= Terry Shand =

American pianist, songwriter, vocalist and bandleader

Terence Alister Shand (October 1, 1904 - November 11, 1977) was an American pianist, vocalist, bandleader and songwriter.

==Biography==
Terry Shand was born in Uvalde, Texas. He started his career by 1920, playing piano at the Kelly Field Hostess Club, where his mother was manager, and then toured with such musicians as Jack Teagarden, Wingy Manone and Muggsy Spanier. Around 1930, he joined Freddy Martin's orchestra, before forming his own band later in the decade and recording for Decca Records.

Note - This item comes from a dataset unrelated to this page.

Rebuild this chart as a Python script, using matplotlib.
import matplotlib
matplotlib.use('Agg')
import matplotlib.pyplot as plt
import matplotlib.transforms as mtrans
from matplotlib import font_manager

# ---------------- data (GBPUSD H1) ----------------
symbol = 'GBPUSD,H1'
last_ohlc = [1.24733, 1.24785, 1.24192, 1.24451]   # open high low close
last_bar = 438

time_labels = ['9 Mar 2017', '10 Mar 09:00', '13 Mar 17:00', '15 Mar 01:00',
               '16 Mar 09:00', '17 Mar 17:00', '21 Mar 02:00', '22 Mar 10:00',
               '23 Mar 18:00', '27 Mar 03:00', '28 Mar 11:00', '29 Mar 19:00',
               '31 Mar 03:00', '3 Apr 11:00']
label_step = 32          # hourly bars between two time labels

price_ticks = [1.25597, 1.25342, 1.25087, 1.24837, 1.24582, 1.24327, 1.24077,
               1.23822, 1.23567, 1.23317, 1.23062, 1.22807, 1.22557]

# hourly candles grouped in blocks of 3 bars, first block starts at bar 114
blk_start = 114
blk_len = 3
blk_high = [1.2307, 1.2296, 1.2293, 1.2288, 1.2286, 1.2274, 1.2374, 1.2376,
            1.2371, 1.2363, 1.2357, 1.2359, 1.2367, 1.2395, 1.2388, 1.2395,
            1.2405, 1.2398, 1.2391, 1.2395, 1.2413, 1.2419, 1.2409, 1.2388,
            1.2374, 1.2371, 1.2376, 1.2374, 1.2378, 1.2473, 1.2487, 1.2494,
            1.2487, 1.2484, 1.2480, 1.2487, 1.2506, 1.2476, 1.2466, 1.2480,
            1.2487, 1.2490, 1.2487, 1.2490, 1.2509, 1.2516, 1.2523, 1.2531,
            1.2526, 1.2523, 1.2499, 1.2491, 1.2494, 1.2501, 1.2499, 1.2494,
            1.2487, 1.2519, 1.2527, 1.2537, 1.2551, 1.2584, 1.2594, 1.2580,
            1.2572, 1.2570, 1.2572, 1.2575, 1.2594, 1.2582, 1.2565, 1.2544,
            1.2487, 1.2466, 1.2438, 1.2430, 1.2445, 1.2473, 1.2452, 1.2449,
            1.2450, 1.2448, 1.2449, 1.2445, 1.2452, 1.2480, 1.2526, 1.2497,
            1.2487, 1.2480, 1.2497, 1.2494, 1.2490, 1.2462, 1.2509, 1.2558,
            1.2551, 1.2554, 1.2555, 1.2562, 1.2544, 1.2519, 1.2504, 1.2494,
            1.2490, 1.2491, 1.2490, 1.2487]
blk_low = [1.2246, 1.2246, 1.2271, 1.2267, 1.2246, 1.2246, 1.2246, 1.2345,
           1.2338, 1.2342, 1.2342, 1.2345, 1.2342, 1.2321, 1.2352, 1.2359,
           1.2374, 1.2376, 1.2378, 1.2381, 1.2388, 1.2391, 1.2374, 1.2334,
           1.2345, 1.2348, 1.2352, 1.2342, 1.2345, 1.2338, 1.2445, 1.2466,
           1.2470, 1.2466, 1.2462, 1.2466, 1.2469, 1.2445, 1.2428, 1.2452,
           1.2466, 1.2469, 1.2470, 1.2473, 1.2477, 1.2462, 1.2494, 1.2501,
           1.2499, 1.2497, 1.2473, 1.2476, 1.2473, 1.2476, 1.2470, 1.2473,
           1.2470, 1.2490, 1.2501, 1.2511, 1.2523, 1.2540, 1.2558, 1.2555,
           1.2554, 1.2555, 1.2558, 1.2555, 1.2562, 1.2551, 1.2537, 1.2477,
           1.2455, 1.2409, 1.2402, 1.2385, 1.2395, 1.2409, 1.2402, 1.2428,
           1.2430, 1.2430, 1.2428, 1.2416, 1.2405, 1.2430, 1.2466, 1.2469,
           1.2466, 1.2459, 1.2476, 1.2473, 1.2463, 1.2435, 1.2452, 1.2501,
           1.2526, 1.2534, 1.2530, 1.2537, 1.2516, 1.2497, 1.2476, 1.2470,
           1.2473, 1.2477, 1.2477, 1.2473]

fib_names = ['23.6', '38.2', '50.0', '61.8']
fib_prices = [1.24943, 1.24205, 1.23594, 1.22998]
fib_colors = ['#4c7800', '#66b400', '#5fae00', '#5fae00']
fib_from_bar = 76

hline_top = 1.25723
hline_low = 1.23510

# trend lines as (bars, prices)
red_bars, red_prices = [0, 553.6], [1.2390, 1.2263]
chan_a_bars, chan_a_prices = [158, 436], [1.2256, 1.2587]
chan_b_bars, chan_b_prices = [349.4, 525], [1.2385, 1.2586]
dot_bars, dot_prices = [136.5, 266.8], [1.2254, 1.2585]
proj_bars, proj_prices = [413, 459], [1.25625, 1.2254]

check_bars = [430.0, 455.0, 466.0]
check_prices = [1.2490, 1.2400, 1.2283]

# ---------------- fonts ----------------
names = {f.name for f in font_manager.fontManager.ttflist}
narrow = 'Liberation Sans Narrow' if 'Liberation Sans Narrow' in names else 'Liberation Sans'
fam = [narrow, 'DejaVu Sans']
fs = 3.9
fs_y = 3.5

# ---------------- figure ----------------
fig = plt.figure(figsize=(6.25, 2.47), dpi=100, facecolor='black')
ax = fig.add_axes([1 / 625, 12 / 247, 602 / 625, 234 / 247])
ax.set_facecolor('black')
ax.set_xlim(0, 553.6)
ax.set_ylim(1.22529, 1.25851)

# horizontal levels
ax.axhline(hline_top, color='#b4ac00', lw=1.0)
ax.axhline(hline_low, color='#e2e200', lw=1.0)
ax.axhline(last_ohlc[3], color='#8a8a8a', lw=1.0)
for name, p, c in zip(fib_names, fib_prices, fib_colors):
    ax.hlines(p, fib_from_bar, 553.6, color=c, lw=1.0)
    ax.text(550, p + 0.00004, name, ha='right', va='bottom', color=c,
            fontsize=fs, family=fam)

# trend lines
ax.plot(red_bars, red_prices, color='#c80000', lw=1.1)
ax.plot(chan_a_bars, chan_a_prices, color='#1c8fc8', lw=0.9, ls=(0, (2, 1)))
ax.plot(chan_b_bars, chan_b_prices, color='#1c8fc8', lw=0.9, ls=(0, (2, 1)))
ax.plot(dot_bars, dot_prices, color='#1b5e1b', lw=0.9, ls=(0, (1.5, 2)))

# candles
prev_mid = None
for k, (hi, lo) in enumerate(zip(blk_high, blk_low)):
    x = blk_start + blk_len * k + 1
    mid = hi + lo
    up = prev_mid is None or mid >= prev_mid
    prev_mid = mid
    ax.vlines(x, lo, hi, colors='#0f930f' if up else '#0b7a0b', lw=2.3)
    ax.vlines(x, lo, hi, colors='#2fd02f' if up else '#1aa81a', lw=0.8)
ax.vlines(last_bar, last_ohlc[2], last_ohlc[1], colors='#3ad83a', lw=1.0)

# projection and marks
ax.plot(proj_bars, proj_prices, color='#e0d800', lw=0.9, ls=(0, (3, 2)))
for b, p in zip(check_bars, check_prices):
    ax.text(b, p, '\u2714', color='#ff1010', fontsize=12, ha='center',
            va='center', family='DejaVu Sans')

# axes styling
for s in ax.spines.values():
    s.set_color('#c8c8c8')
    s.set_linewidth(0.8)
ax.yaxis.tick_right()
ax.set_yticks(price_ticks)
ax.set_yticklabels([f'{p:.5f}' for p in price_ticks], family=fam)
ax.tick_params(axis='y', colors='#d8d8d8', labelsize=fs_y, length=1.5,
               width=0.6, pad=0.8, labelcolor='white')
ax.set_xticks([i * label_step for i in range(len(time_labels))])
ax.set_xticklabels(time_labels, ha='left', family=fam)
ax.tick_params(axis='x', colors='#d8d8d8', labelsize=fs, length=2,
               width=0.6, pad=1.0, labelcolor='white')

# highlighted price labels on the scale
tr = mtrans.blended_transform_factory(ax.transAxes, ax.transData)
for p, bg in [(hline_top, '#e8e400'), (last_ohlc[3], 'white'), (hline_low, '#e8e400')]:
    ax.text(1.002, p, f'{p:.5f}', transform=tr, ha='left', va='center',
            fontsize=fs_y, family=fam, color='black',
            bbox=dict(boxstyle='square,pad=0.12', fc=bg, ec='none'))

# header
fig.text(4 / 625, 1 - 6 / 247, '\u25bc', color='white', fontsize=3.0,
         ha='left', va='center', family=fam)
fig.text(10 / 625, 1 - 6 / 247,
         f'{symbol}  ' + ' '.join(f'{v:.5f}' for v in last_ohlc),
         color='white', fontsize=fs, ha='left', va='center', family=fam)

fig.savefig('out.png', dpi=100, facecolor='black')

He was also a prolific and respected songwriter. Among his compositions are "I'm Gonna Lock My Heart (And Throw Away the Key)", co-written with Jimmy Eaton and first recorded by Billie Holiday in 1938; "Dance with a Dolly (With a Hole in Her Stocking)", written with Eaton and Mickey Leader, and first recorded by Tony Pastor in 1940; and "You Don't Have to Be a Baby to Cry", written with Bob Merrill. The latter song was recorded in 1950 by Jimmy Dorsey's Orchestra, with Shand on vocals, Moon Mullican, Ernest Tubb and most successfully by English vocal duo The Caravelles in 1963.

His wife, Violet Ott ( Gossett, 1902-1983), collaborated on some of his compositions and toured with him. He lived for most of his life in Texas, New Mexico, and Miami, Florida. He died in hospital in Houston in 1977, aged 73.